### EXERCISE TASK
Output nothing but the lines from the one with "What TikZ code" through the one with "(10,11) rectangle (1101,742);", including both. Leave the pictures out of the copy.

### DATA
□ □ □ □ □

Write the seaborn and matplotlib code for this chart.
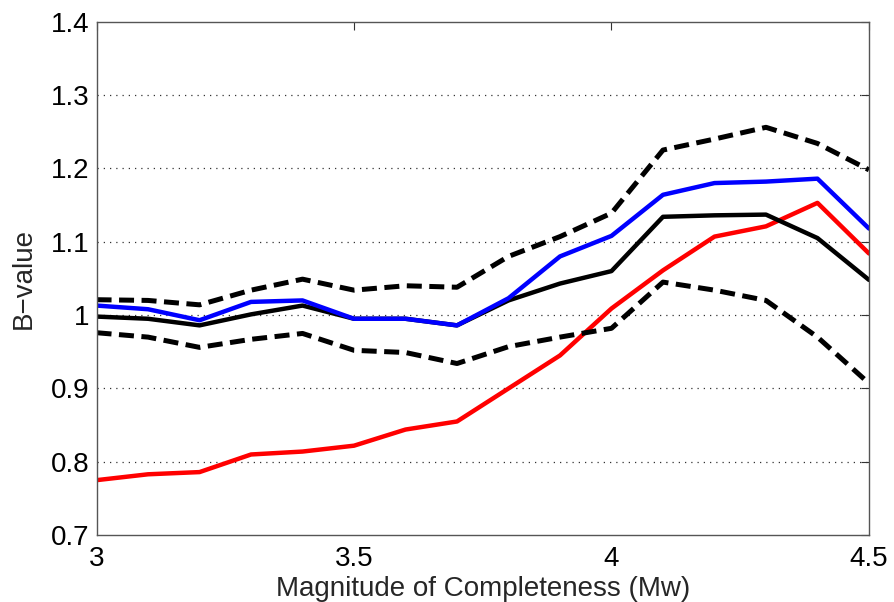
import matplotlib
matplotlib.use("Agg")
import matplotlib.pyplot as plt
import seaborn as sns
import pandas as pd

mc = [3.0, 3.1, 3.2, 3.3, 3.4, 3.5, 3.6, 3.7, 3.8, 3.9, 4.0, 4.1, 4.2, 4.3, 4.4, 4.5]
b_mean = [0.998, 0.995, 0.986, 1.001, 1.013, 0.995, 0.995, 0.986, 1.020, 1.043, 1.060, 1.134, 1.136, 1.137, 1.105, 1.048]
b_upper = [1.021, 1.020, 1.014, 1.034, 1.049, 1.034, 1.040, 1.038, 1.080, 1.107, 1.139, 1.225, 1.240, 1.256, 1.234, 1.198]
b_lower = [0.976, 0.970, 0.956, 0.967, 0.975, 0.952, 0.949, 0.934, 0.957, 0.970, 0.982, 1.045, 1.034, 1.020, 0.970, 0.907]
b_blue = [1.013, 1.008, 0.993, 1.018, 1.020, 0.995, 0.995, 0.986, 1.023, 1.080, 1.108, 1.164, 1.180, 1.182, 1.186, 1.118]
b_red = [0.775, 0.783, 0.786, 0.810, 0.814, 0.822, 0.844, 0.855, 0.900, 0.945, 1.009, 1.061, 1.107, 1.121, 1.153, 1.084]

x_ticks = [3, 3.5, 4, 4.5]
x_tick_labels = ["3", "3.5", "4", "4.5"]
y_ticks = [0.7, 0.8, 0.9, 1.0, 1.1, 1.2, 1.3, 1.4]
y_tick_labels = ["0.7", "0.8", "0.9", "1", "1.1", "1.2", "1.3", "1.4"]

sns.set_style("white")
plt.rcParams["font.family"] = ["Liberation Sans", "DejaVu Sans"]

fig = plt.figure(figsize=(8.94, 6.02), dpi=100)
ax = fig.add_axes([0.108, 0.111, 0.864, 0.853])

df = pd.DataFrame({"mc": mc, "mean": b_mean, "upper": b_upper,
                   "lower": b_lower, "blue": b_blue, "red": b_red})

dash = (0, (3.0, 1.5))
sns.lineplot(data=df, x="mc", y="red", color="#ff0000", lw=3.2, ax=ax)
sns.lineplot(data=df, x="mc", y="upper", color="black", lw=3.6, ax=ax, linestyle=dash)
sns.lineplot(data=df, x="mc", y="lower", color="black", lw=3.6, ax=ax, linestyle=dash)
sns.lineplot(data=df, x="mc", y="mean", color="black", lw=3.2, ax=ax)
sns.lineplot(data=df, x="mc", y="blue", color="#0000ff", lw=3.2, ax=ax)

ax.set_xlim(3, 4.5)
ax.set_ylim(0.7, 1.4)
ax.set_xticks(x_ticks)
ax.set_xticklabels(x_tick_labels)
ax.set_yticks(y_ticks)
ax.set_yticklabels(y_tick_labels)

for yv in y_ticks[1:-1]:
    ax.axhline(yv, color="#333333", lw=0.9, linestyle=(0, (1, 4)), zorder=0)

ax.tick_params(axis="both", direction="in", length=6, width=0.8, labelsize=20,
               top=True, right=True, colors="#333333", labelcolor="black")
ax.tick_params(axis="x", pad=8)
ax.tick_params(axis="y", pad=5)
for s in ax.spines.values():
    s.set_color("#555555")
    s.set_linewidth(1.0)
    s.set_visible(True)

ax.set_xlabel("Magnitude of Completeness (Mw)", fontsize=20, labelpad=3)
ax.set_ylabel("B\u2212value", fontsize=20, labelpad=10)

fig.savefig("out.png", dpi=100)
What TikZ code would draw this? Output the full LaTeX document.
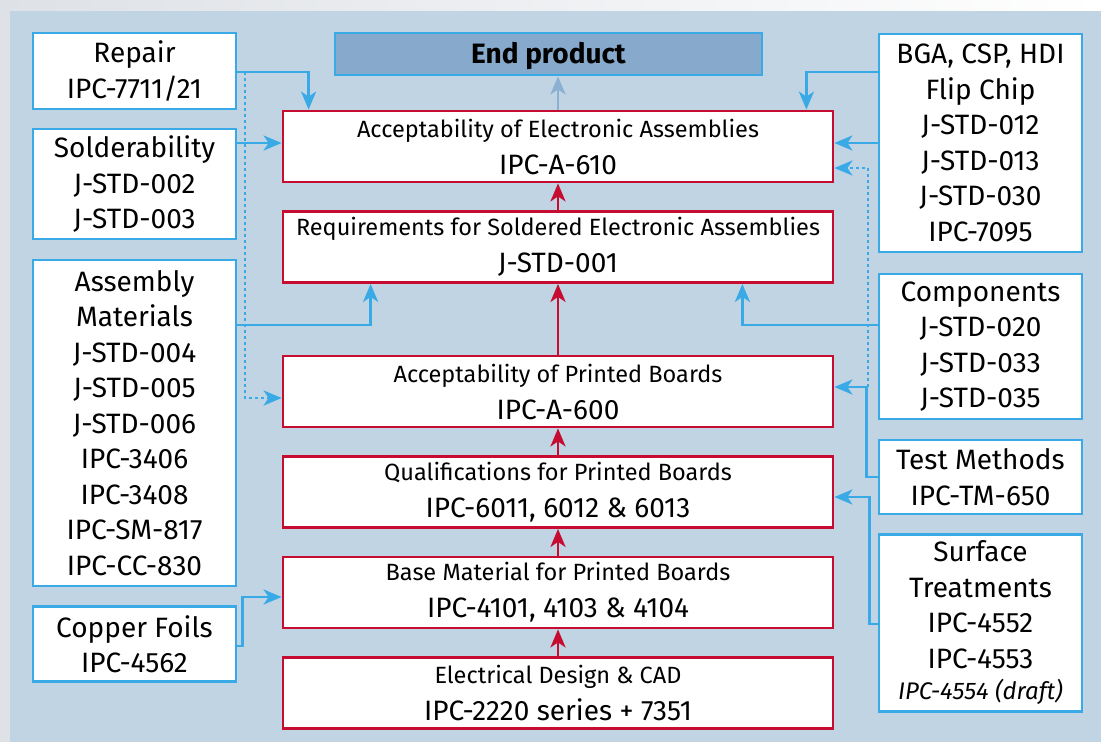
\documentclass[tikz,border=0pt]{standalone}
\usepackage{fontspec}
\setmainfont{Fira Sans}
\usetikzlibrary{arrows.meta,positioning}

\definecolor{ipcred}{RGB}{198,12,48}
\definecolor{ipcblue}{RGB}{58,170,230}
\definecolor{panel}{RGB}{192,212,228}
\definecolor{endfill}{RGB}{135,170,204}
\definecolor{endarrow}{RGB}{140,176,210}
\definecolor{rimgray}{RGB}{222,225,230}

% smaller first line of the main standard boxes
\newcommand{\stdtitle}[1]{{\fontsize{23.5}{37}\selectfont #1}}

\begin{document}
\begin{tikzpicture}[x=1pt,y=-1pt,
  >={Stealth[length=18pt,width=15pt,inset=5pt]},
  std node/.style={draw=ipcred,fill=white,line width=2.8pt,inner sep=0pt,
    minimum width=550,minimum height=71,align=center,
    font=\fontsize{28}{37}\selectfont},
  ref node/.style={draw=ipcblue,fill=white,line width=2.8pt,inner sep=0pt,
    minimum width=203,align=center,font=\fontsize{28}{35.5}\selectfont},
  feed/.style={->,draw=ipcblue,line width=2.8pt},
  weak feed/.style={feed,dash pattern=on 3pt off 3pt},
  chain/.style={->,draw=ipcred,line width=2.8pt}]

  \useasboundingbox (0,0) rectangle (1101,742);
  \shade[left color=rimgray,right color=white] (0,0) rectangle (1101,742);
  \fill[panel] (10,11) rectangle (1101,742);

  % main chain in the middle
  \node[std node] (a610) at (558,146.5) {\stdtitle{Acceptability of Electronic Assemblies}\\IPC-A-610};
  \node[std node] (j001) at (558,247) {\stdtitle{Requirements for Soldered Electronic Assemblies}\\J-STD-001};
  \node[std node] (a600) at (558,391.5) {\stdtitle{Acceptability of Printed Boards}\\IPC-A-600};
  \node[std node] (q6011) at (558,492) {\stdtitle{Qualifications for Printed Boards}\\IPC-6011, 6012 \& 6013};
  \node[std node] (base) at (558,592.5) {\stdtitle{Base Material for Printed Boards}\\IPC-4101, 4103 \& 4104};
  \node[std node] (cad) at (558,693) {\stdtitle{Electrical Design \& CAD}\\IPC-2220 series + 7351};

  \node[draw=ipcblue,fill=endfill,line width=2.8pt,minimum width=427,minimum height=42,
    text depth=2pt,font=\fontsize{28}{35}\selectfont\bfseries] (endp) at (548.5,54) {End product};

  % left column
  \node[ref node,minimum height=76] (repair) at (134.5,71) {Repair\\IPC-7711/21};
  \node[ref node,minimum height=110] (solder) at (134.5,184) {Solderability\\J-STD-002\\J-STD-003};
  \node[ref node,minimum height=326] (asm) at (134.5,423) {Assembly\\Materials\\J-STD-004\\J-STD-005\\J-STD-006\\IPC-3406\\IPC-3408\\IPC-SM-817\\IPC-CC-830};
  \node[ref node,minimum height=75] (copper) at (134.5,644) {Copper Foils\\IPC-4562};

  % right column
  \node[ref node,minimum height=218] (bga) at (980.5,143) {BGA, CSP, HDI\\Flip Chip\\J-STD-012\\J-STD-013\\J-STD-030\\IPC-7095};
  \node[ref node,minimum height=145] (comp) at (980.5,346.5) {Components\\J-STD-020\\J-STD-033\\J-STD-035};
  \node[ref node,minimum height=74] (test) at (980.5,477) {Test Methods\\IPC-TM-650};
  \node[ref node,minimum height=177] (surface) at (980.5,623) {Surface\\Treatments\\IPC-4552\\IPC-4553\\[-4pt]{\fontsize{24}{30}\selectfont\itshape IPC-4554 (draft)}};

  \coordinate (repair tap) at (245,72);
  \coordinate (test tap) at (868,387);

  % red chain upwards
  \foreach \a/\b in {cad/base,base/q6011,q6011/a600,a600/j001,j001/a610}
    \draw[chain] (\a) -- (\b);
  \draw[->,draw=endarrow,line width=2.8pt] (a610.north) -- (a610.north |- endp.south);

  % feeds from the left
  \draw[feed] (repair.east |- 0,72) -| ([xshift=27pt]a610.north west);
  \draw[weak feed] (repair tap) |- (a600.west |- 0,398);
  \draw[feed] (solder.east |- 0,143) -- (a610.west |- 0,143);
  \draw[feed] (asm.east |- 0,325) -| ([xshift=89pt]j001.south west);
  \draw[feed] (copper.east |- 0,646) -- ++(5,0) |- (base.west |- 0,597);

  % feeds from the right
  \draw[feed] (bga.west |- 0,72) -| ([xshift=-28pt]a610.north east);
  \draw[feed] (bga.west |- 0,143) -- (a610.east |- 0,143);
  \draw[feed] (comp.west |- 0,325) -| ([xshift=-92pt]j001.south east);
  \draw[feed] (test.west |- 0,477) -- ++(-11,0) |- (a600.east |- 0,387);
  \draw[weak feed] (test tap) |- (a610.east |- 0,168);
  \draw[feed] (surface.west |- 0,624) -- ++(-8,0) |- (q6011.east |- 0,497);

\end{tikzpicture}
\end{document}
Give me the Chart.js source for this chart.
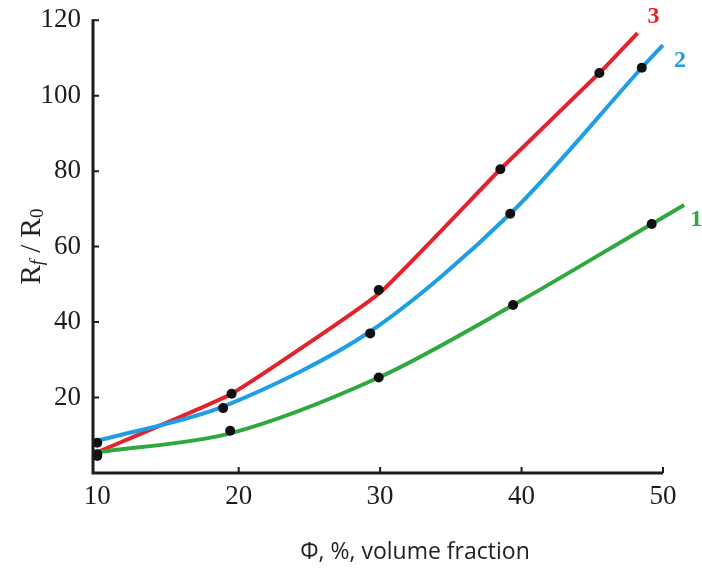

□ □ □ □ □

### ANSWER TO THE PROBLEM
What TikZ code would draw this? Output the full LaTeX document.
\documentclass[tikz,border=0pt]{standalone}
\usepackage{fontspec}
\setmainfont{Fira Sans}
\usetikzlibrary{arrows.meta,positioning}

\definecolor{ipcred}{RGB}{198,12,48}
\definecolor{ipcblue}{RGB}{58,170,230}
\definecolor{panel}{RGB}{192,212,228}
\definecolor{endfill}{RGB}{135,170,204}
\definecolor{endarrow}{RGB}{140,176,210}
\definecolor{rimgray}{RGB}{222,225,230}

% smaller first line of the main standard boxes
\newcommand{\stdtitle}[1]{{\fontsize{23.5}{37}\selectfont #1}}

\begin{document}
\begin{tikzpicture}[x=1pt,y=-1pt,
  >={Stealth[length=18pt,width=15pt,inset=5pt]},
  std node/.style={draw=ipcred,fill=white,line width=2.8pt,inner sep=0pt,
    minimum width=550,minimum height=71,align=center,
    font=\fontsize{28}{37}\selectfont},
  ref node/.style={draw=ipcblue,fill=white,line width=2.8pt,inner sep=0pt,
    minimum width=203,align=center,font=\fontsize{28}{35.5}\selectfont},
  feed/.style={->,draw=ipcblue,line width=2.8pt},
  weak feed/.style={feed,dash pattern=on 3pt off 3pt},
  chain/.style={->,draw=ipcred,line width=2.8pt}]

  \useasboundingbox (0,0) rectangle (1101,742);
  \shade[left color=rimgray,right color=white] (0,0) rectangle (1101,742);
  \fill[panel] (10,11) rectangle (1101,742);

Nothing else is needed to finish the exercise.